Twitter — and its rivals Pownce, Jaiku and Dodgeball — is the kind of mobile social networking application that is shrinking the world to the size of a small screen. The idea that we can receive and provide instant updates about what’s happening in any part of the planet at any given time, far from the news vans and big city reporters, is at the heart of the mobile networking movement. With a mobile phone or net-connected computer (and these days, they are one and the same), plus two eyes, two ears and a little bit of curiosity, ordinary civilians have the capability to report on their world to the world.
And there’s vast potential. Analysts at Informa, a technology consultancy, report that there are now more than three billion mobile handsets in use in the world — one for every two people on the planet. Thus, mobile networking applications such as Twitter and aka-aki that are capable of connecting these three billion people to one another become a powerful force for political and cultural change.
With billions of eyes watching, the technology, it is hoped, can introduce a fresh level of accountability to repressive regimes and opaque business operations. It also has been a boon for the celeb gossip pages, turning fans with mobiles into a new generation of paparazzi.
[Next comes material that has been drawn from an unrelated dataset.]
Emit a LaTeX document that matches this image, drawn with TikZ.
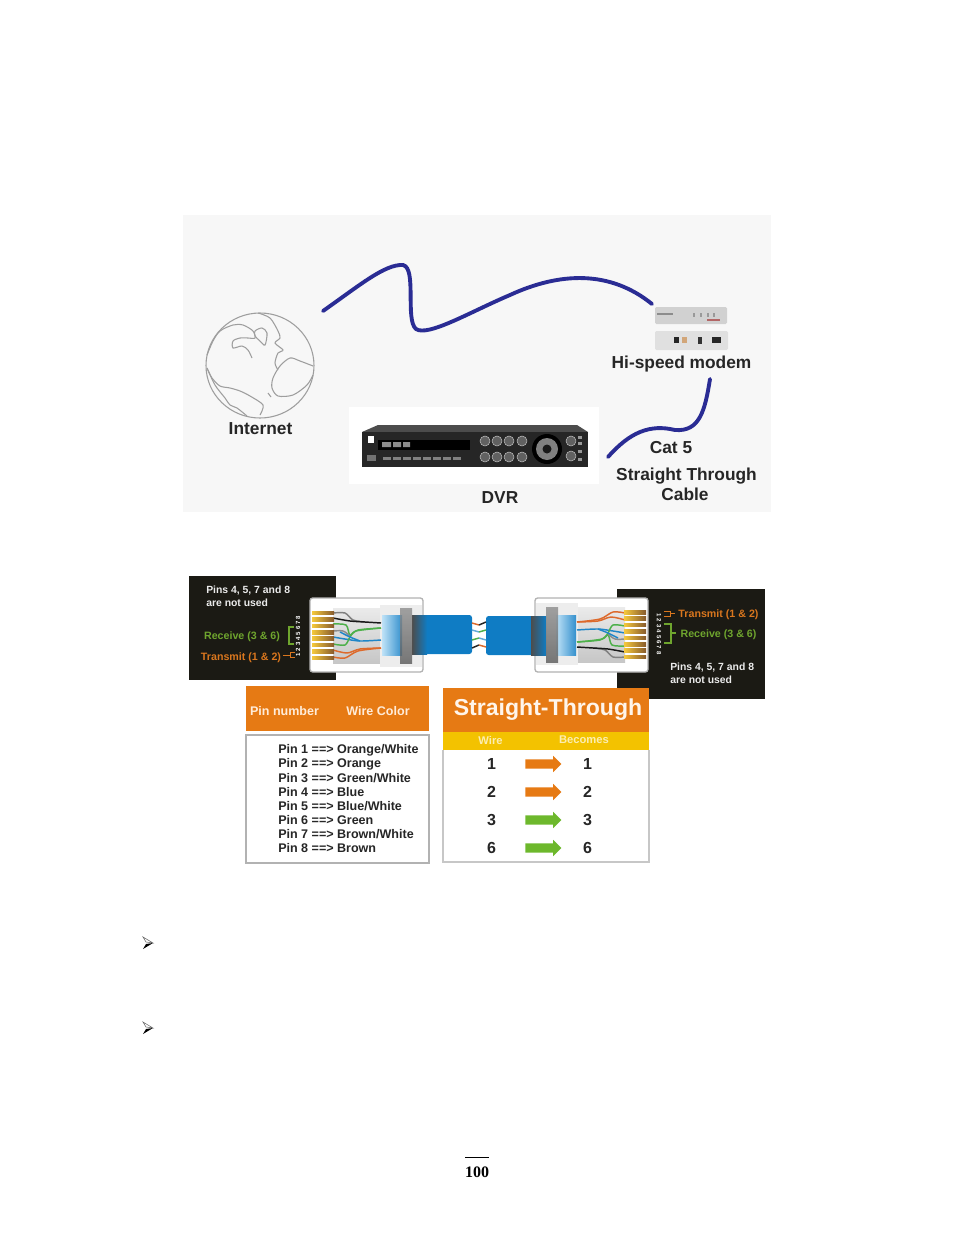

To be sure, aided by mobile networking technologies, the citizen journalism movement has given rise to a powerful form of grassroots news gathering. The mobile-crazed South Koreans formed Ohmynews in 2000 to report on every aspect of society, a model that is being replicated in press-antagonistic parts of Africa and the Middle East. So, impressed with the mobile-networking phenomenon, Reuters is working on incorporating a Twitter-style news-reporting function for its correspondents to join this rapid-fire approach to journalism.
And the legion of citizen journalists is on the brink of becoming an even greater force. The rapid deployment of mobile handsets equipped with high-speed data transfer technology — HSPA for short — means consumers will have broadband-ready mobiles capable of sending and receiving videos, pictures and recordings to and from the web in a flash. By the end of the year, 40 million people will own these powerful handsets, Ovum, the tech consultancy, predicts.
As the power of the technology grows, introducing greater bandwidth and storage capacity into ever-smaller devices, the social networking phenomenon will expand too, analysts say. At the moment, it’s the domain of geeks and gadgetheads. As the people in northern Virginia learnt this week, it’s not all idle geek chat.